* _WORK TO COMPLETE_: Among the entries below, which lines run from the line with "Recreate this image" through the line with "g_d_err = [0.45, 0.24, 0.05, 0.21]"? Retype those, both ends included, exactly and without pictures.

* _DATASET ROWS_:
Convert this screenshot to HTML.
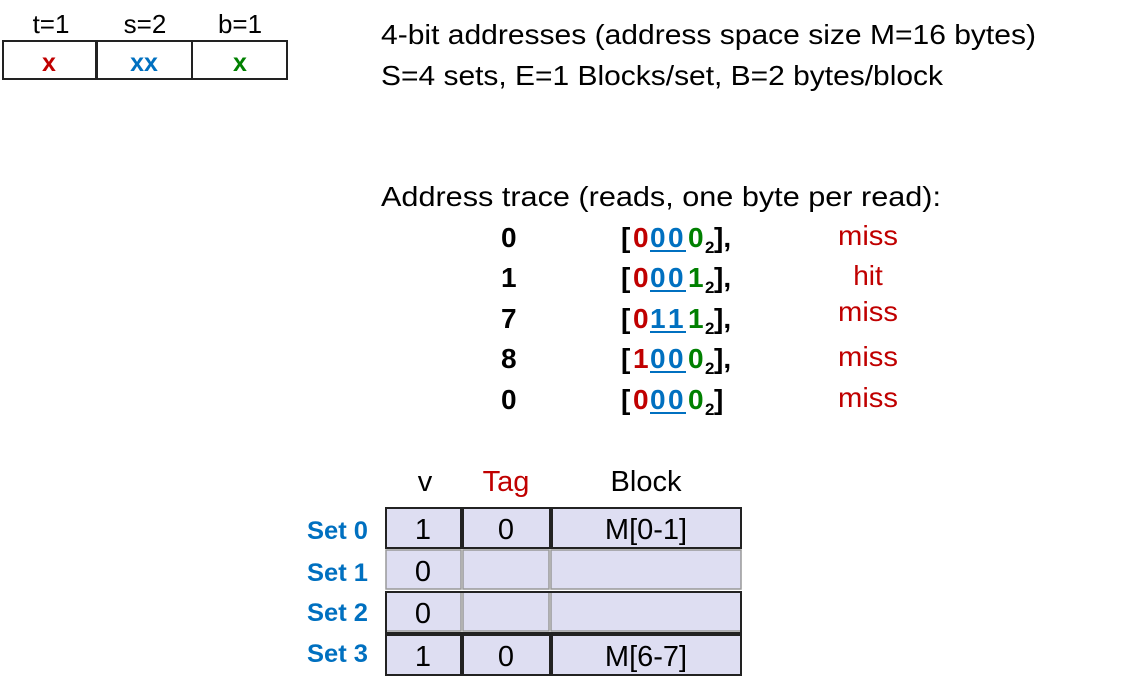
<!DOCTYPE html>
<html><head><meta charset="utf-8"><style>
html,body{margin:0;padding:0;background:#fff;}
svg{display:block;}
text{font-family:"Liberation Sans",sans-serif;}
</style></head><body>
<svg width="1123" height="682" viewBox="0 0 1123 682" xmlns="http://www.w3.org/2000/svg">
<g font-size="26" fill="#000" text-anchor="middle">
<text x="51" y="33">t=1</text>
<text x="145" y="33">s=2</text>
<text x="240" y="33">b=1</text>
</g>
<g fill="#fff" stroke="#222" stroke-width="2">
<rect x="3" y="41" width="93" height="38"/>
<rect x="97" y="41" width="95" height="38"/>
<rect x="192" y="41" width="95" height="38"/>
</g>
<g font-size="25" font-weight="bold" text-anchor="middle">
<text x="49" y="71" fill="#C00000">x</text>
<text x="144" y="71" fill="#0070C0">xx</text>
<text x="240" y="71" fill="#008000">x</text>
</g>

<g font-size="28" fill="#000">
<text x="381" y="44" textLength="655" lengthAdjust="spacingAndGlyphs">4-bit addresses (address space size M=16 bytes)</text>
<text x="381" y="85" textLength="562" lengthAdjust="spacingAndGlyphs">S=4 sets, E=1 Blocks/set, B=2 bytes/block</text>
<text x="381" y="206" textLength="560" lengthAdjust="spacingAndGlyphs">Address trace (reads, one byte per read):</text>
</g>

<g font-size="28" font-weight="bold">
<text x="501" y="247">0</text>
<text x="501" y="287">1</text>
<text x="501" y="328">7</text>
<text x="501" y="368">8</text>
<text x="501" y="409">0</text>
</g>
<g font-size="28" font-weight="bold">
<g>
<text x="621" y="247">[</text><text x="633" y="247" fill="#C00000">0</text><text x="650" y="247" fill="#0070C0">0</text><text x="668" y="247" fill="#0070C0">0</text><text x="688" y="247" fill="#008000">0</text><text x="705" y="253" font-size="17">2</text><text x="714" y="247">],</text>
</g>
<g>
<text x="621" y="287">[</text><text x="633" y="287" fill="#C00000">0</text><text x="650" y="287" fill="#0070C0">0</text><text x="668" y="287" fill="#0070C0">0</text><text x="688" y="287" fill="#008000">1</text><text x="705" y="293" font-size="17">2</text><text x="714" y="287">],</text>
</g>
<g>
<text x="621" y="328">[</text><text x="633" y="328" fill="#C00000">0</text><text x="650" y="328" fill="#0070C0">1</text><text x="668" y="328" fill="#0070C0">1</text><text x="688" y="328" fill="#008000">1</text><text x="705" y="334" font-size="17">2</text><text x="714" y="328">],</text>
</g>
<g>
<text x="621" y="368">[</text><text x="633" y="368" fill="#C00000">1</text><text x="650" y="368" fill="#0070C0">0</text><text x="668" y="368" fill="#0070C0">0</text><text x="688" y="368" fill="#008000">0</text><text x="705" y="374" font-size="17">2</text><text x="714" y="368">],</text>
</g>
<g>
<text x="621" y="409">[</text><text x="633" y="409" fill="#C00000">0</text><text x="650" y="409" fill="#0070C0">0</text><text x="668" y="409" fill="#0070C0">0</text><text x="688" y="409" fill="#008000">0</text><text x="705" y="415" font-size="17">2</text><text x="714" y="409">]</text>
</g>
</g>
<g stroke="#0070C0" stroke-width="2">
<line x1="650" y1="251" x2="686" y2="251"/>
<line x1="650" y1="291" x2="686" y2="291"/>
<line x1="650" y1="332" x2="686" y2="332"/>
<line x1="650" y1="372" x2="686" y2="372"/>
<line x1="650" y1="413" x2="686" y2="413"/>
</g>
<g font-size="28" fill="#C00000" text-anchor="middle">
<text x="868" y="245" textLength="60" lengthAdjust="spacingAndGlyphs">miss</text>
<text x="868" y="285">hit</text>
<text x="868" y="321" textLength="60" lengthAdjust="spacingAndGlyphs">miss</text>
<text x="868" y="366" textLength="60" lengthAdjust="spacingAndGlyphs">miss</text>
<text x="868" y="407" textLength="60" lengthAdjust="spacingAndGlyphs">miss</text>
</g>

<g font-size="29" text-anchor="middle">
<text x="425" y="491" fill="#000">v</text>
<text x="506" y="491" fill="#C00000">Tag</text>
<text x="646" y="491" fill="#000">Block</text>
</g>
<g fill="#DEDEF2" stroke="#222" stroke-width="2">
<rect x="386" y="508" width="75" height="40"/>
<rect x="463" y="508" width="87" height="40"/>
<rect x="552" y="508" width="189" height="40"/>
</g>
<g fill="#DEDEF2" stroke="#999" stroke-width="1.5">
<rect x="386" y="550" width="75" height="39"/>
<rect x="463" y="550" width="86" height="39"/>
<rect x="551" y="550" width="190" height="39"/>
<rect x="386" y="592" width="75" height="39"/>
<rect x="463" y="592" width="86" height="39"/>
<rect x="551" y="592" width="190" height="39"/>
</g>
<g fill="none" stroke="#222" stroke-width="2">
<rect x="386" y="592" width="355" height="41"/>
</g>
<g fill="#DEDEF2" stroke="#222" stroke-width="2">
<rect x="386" y="635" width="75" height="40"/>
<rect x="463" y="635" width="87" height="40"/>
<rect x="552" y="635" width="189" height="40"/>
</g>
<g font-size="29" fill="#000" text-anchor="middle">
<text x="423" y="539">1</text>
<text x="506" y="539">0</text>
<text x="646" y="539">M[0-1]</text>
<text x="423" y="581">0</text>
<text x="423" y="623">0</text>
<text x="423" y="666">1</text>
<text x="506" y="666">0</text>
<text x="646" y="666">M[6-7]</text>
</g>
<g font-size="25" font-weight="bold" fill="#0070C0">
<text x="307" y="539" textLength="61" lengthAdjust="spacingAndGlyphs">Set 0</text>
<text x="307" y="581" textLength="61" lengthAdjust="spacingAndGlyphs">Set 1</text>
<text x="307" y="621" textLength="61" lengthAdjust="spacingAndGlyphs">Set 2</text>
<text x="307" y="662" textLength="61" lengthAdjust="spacingAndGlyphs">Set 3</text>
</g>
</svg>
</body></html>
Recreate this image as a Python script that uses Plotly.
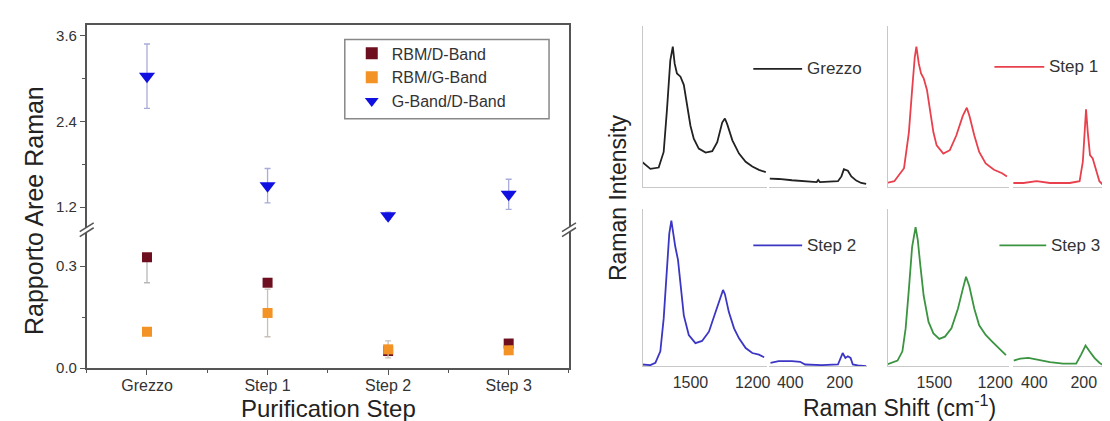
import plotly.graph_objects as go

W, H = 1110, 421
def X(px): return px / W
def Y(py): return 1 - py / H

# ---------------- left chart data ----------------
categories = ["Grezzo", "Step 1", "Step 2", "Step 3"]
rbm_d = [0.326, 0.251, 0.050, 0.072]
rbm_d_err_plus = [0.0, 0.0, 0.0, 0.0]
rbm_d_err_minus = [0.075, 0.0, 0.0, 0.0]
rbm_g = [0.107, 0.162, 0.055, 0.052]
rbm_g_err = [0.010, 0.070, 0.025, 0.010]
g_d = [3.03, 1.50, 1.08, 1.38]
g_d_err = [0.45, 0.24, 0.05, 0.21]

# ---------------- spectra data ----------------
grezzo_s1_x = [1734, 1693, 1653, 1629, 1613, 1597, 1585, 1576, 1565, 1548, 1532, 1516, 1500, 1484,
               1460, 1427, 1395, 1371, 1347, 1334, 1323, 1298, 1266, 1234, 1202, 1170, 1137]
grezzo_s1_y = [0.154, 0.110, 0.118, 0.215, 0.480, 0.785, 0.870, 0.764, 0.703, 0.683, 0.632, 0.500,
               0.378, 0.297, 0.236, 0.211, 0.220, 0.276, 0.398, 0.423, 0.388, 0.287, 0.205, 0.154,
               0.124, 0.104, 0.089]
grezzo_s2_x = [483, 447, 393, 340, 293, 287, 280, 207, 193, 183, 167, 153, 133, 113, 93]
grezzo_s2_y = [0.049, 0.047, 0.039, 0.033, 0.028, 0.041, 0.028, 0.033, 0.063, 0.108, 0.098, 0.063,
               0.037, 0.022, 0.016]

step1_s1_x = [1738, 1698, 1650, 1626, 1610, 1597, 1589, 1577, 1566, 1553, 1537, 1521, 1505, 1489,
              1456, 1424, 1392, 1360, 1340, 1327, 1303, 1279, 1247, 1206, 1166, 1142]
step1_s1_y = [0.022, 0.033, 0.114, 0.337, 0.602, 0.805, 0.870, 0.764, 0.703, 0.673, 0.602, 0.459,
              0.337, 0.256, 0.205, 0.226, 0.317, 0.439, 0.490, 0.439, 0.317, 0.215, 0.144, 0.104,
              0.083, 0.063]
step1_s2_x = [487, 444, 391, 337, 257, 217, 204, 196, 191, 184, 175, 164, 153, 137, 117, 97]
step1_s2_y = [0.022, 0.022, 0.033, 0.022, 0.022, 0.033, 0.154, 0.337, 0.480, 0.337, 0.195, 0.175,
              0.114, 0.033, 0.002, 0.002]

step2_s1_x = [1734, 1693, 1669, 1645, 1629, 1613, 1602, 1592, 1584, 1573, 1560, 1548, 1532, 1508,
              1476, 1444, 1411, 1379, 1355, 1343, 1334, 1315, 1290, 1266, 1234, 1202, 1170, 1145]
step2_s1_y = [0.010, 0.006, 0.021, 0.094, 0.302, 0.615, 0.844, 0.927, 0.844, 0.760, 0.677, 0.510,
              0.323, 0.198, 0.146, 0.160, 0.219, 0.344, 0.448, 0.485, 0.458, 0.344, 0.240, 0.177,
              0.115, 0.083, 0.073, 0.056]
step2_s2_x = [480, 447, 393, 360, 340, 273, 207, 196, 188, 177, 167, 156, 147, 127, 93]
step2_s2_y = [0.021, 0.031, 0.031, 0.027, 0.010, 0.006, 0.010, 0.052, 0.083, 0.052, 0.0625, 0.052,
              0.010, 0.004, 0.000]

step3_s1_x = [1734, 1706, 1682, 1658, 1642, 1626, 1610, 1593, 1582, 1569, 1553, 1529, 1505, 1476,
              1448, 1416, 1384, 1360, 1344, 1328, 1303, 1279, 1247, 1215, 1182, 1147]
step3_s1_y = [0.010, 0.021, 0.035, 0.094, 0.240, 0.490, 0.760, 0.885, 0.802, 0.635, 0.448, 0.281,
              0.208, 0.173, 0.1875, 0.240, 0.365, 0.490, 0.569, 0.510, 0.365, 0.260, 0.198, 0.156,
              0.115, 0.069]
step3_s2_x = [484, 457, 424, 391, 337, 284, 231, 211, 193, 177, 157, 137, 117]
step3_s2_y = [0.035, 0.048, 0.052, 0.040, 0.025, 0.015, 0.015, 0.073, 0.131, 0.094, 0.052, 0.021,
              0.000]

seg1_ticks = [1500, 1200]
seg2_ticks = [400, 200]

FONT = "Liberation Sans, Arial, sans-serif"
xs = list(range(len(categories)))

fig = go.Figure()

# ---------------- left chart traces ----------------
fig.add_trace(go.Scatter(
    x=xs, y=rbm_d, mode="markers", name="RBM/D-Band", xaxis="x", yaxis="y",
    marker=dict(symbol="square", size=10, color="#6e0f1f"),
    error_y=dict(type="data", symmetric=False, array=rbm_d_err_plus, arrayminus=rbm_d_err_minus,
                 color="#b8b8b8", thickness=1.3, width=3)))
fig.add_trace(go.Scatter(
    x=xs, y=rbm_g, mode="markers", name="RBM/G-Band", xaxis="x", yaxis="y",
    marker=dict(symbol="square", size=10, color="#f39325"),
    error_y=dict(type="data", array=rbm_g_err, color="#c8c0b8", thickness=1.3, width=3)))
fig.add_trace(go.Scatter(
    x=xs, y=g_d, mode="markers", name="G-Band/D-Band", xaxis="x2", yaxis="y2",
    marker=dict(symbol="triangle-down", size=14, color="#1010e0"),
    error_y=dict(type="data", array=g_d_err, color="#a8acd8", thickness=1.3, width=3)))

# ---------------- spectra traces ----------------
spectra = [
    ("Grezzo", "#222222", grezzo_s1_x, grezzo_s1_y, grezzo_s2_x, grezzo_s2_y, "x3", "x4", "y3"),
    ("Step 1", "#e8404c", step1_s1_x, step1_s1_y, step1_s2_x, step1_s2_y, "x5", "x6", "y4"),
    ("Step 2", "#3b36c4", step2_s1_x, step2_s1_y, step2_s2_x, step2_s2_y, "x7", "x8", "y5"),
    ("Step 3", "#3a9440", step3_s1_x, step3_s1_y, step3_s2_x, step3_s2_y, "x9", "x10", "y6"),
]
for name, col, a_x, a_y, b_x, b_y, xa, xb, ya in spectra:
    fig.add_trace(go.Scatter(x=a_x, y=a_y, mode="lines", line=dict(color=col, width=1.8),
                             xaxis=xa, yaxis=ya, showlegend=False, name=name))
    fig.add_trace(go.Scatter(x=b_x, y=b_y, mode="lines", line=dict(color=col, width=1.8),
                             xaxis=xb, yaxis=ya, showlegend=False, name=name))

AX = "#555555"
tickfont = dict(family=FONT, size=15, color="#333")

layout = dict(
    width=W, height=H, margin=dict(l=0, r=0, t=0, b=0),
    paper_bgcolor="white", plot_bgcolor="white",
    font=dict(family=FONT, color="#222"),
    showlegend=True,
    legend=dict(x=X(345), y=Y(29), xanchor="left", yanchor="top", bgcolor="rgba(0,0,0,0)",
                font=dict(family=FONT, size=16, color="#333"), tracegroupgap=0,
                itemsizing="constant"),
    xaxis=dict(domain=[X(79), X(563)], anchor="y", range=[-0.5, 3.5], tickmode="array",
               tickvals=xs, ticktext=categories, showline=True, linecolor=AX, linewidth=1.5,
               ticks="outside", ticklen=5, tickcolor=AX, showgrid=False, zeroline=False,
               tickfont=dict(family=FONT, size=16, color="#333"), ticklabelstandoff=-3,
               minor=dict(tickmode="linear", tick0=0.5, dtick=1, ticks="outside", ticklen=3,
                          tickcolor=AX)),
    xaxis2=dict(domain=[X(79), X(563)], anchor="y2", range=[-0.5, 3.5], side="top",
                showline=True, linecolor=AX, linewidth=1.5, ticks="", showticklabels=False,
                showgrid=False, zeroline=False),
    yaxis=dict(domain=[Y(367), Y(226)], anchor="x", range=[0, 0.407], tick0=0, dtick=0.3,
               tickformat=".1f", showline=True, mirror=True, linecolor=AX, linewidth=1.5,
               ticks="outside", ticklen=5, tickcolor=AX, showgrid=False, zeroline=False,
               tickfont=tickfont,
               minor=dict(tick0=0, dtick=0.15, ticks="outside", ticklen=3, tickcolor=AX)),
    yaxis2=dict(domain=[Y(226), Y(17)], anchor="x2", range=[0.885, 3.75], tick0=0, dtick=1.2,
                tickformat=".1f", showline=True, mirror=True, linecolor=AX, linewidth=1.5,
                ticks="outside", ticklen=5, tickcolor=AX, showgrid=False, zeroline=False,
                tickfont=tickfont,
                minor=dict(tick0=0, dtick=0.6, ticks="outside", ticklen=3, tickcolor=AX)),
)

# spectra axes geometry (pixels)
panels = {
    "TL": dict(s1=(637, 762), s2=(764, 862), y=(182, 18), xa="xaxis3", xb="xaxis4", ya="yaxis3",
               xan="x3", yan="y3", labels=False),
    "TR": dict(s1=(883, 1005), s2=(1009, 1107), y=(182, 18), xa="xaxis5", xb="xaxis6", ya="yaxis4",
               xan="x5", yan="y4", labels=False),
    "BL": dict(s1=(637, 762), s2=(764, 862), y=(365, 205), xa="xaxis7", xb="xaxis8", ya="yaxis5",
               xan="x7", yan="y5", labels=True),
    "BR": dict(s1=(883, 1005), s2=(1009, 1107), y=(365, 205), xa="xaxis9", xb="xaxis10", ya="yaxis6",
               xan="x9", yan="y6", labels=True),
}
LC = "#c8c8c8"
sfont = dict(family=FONT, size=16, color="#333")
for p in panels.values():
    layout[p["xa"]] = dict(domain=[X(p["s1"][0]), X(p["s1"][1])], anchor=p["yan"],
                           range=[1730, 1130], showline=True, linecolor=LC, linewidth=1.2,
                           ticks="", showgrid=False, zeroline=False, tickmode="array",
                           tickvals=seg1_ticks, showticklabels=p["labels"], tickfont=sfont,
                           ticklabelstandoff=2)
    layout[p["xb"]] = dict(domain=[X(p["s2"][0]), X(p["s2"][1])], anchor=p["yan"],
                           range=[485, 90], showline=True, linecolor=LC, linewidth=1.2,
                           ticks="", showgrid=False, zeroline=False, tickmode="array",
                           tickvals=seg2_ticks, showticklabels=p["labels"], tickfont=sfont,
                           ticklabelstandoff=2)
    layout[p["ya"]] = dict(domain=[Y(p["y"][0]), Y(p["y"][1])], anchor=p["xan"], range=[0, 1],
                           showline=True, linecolor=LC, linewidth=1.2, ticks="",
                           showticklabels=False, showgrid=False, zeroline=False)

fig.update_layout(**layout)

# ---------------- decorations ----------------
shapes = []
# legend box
shapes.append(dict(type="rect", xref="paper", yref="paper", x0=X(338), x1=X(543), y0=Y(113),
                   y1=Y(32), line=dict(color="#888", width=1.5)))
# axis break marks
for bx in (79, 563):
    by = 226
    path = (f"M{X(bx-7)},{Y(by+2)} L{X(bx+7)},{Y(by-7)} L{X(bx+7)},{Y(by-2)} "
            f"L{X(bx-7)},{Y(by+7)} Z")
    shapes.append(dict(type="path", xref="paper", yref="paper", path=path, fillcolor="white",
                       line=dict(width=0)))
    for off in (0, 5):
        shapes.append(dict(type="line", xref="paper", yref="paper", x0=X(bx-7), y0=Y(by+2+off),
                           x1=X(bx+7), y1=Y(by-7+off), line=dict(color=AX, width=1.5)))

annotations = [
    dict(text="Rapporto Aree Raman", x=X(26), y=Y(206), textangle=-90,
         font=dict(family=FONT, size=25, color="#222")),
    dict(text="Purification Step", x=X(322), y=Y(408), font=dict(family=FONT, size=24, color="#222")),
    dict(text="Raman Intensity", x=X(613), y=Y(193), textangle=-90,
         font=dict(family=FONT, size=23, color="#222")),
    dict(text="Raman Shift (cm<sup>-1</sup>)", x=X(895), y=Y(406),
         font=dict(family=FONT, size=23, color="#222")),
]
# spectra legends
spec_leg = [("Grezzo", "#222222", 748, 797, 62), ("Step 1", "#e8404c", 990, 1040, 60),
            ("Step 2", "#3b36c4", 748, 797, 242), ("Step 3", "#3a9440", 995, 1042, 242)]
for txt, col, lx0, lx1, ly in spec_leg:
    shapes.append(dict(type="line", xref="paper", yref="paper", x0=X(lx0), x1=X(lx1), y0=Y(ly),
                       y1=Y(ly), line=dict(color=col, width=1.7)))
    annotations.append(dict(text=txt, x=X(lx1 + 3), y=Y(ly), xanchor="left", yanchor="middle",
                            font=dict(family=FONT, size=17, color="#333")))

for a in annotations:
    a.setdefault("xref", "paper")
    a.setdefault("yref", "paper")
    a.setdefault("showarrow", False)
    a.setdefault("xanchor", "center")
    a.setdefault("yanchor", "middle")

fig.update_layout(shapes=shapes, annotations=annotations)
fig.write_html("out.html")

* _SOLUTION TO THE PROBLEM_:
Recreate this image as a Python script that uses Plotly.
import plotly.graph_objects as go

W, H = 1110, 421
def X(px): return px / W
def Y(py): return 1 - py / H

# ---------------- left chart data ----------------
categories = ["Grezzo", "Step 1", "Step 2", "Step 3"]
rbm_d = [0.326, 0.251, 0.050, 0.072]
rbm_d_err_plus = [0.0, 0.0, 0.0, 0.0]
rbm_d_err_minus = [0.075, 0.0, 0.0, 0.0]
rbm_g = [0.107, 0.162, 0.055, 0.052]
rbm_g_err = [0.010, 0.070, 0.025, 0.010]
g_d = [3.03, 1.50, 1.08, 1.38]
g_d_err = [0.45, 0.24, 0.05, 0.21]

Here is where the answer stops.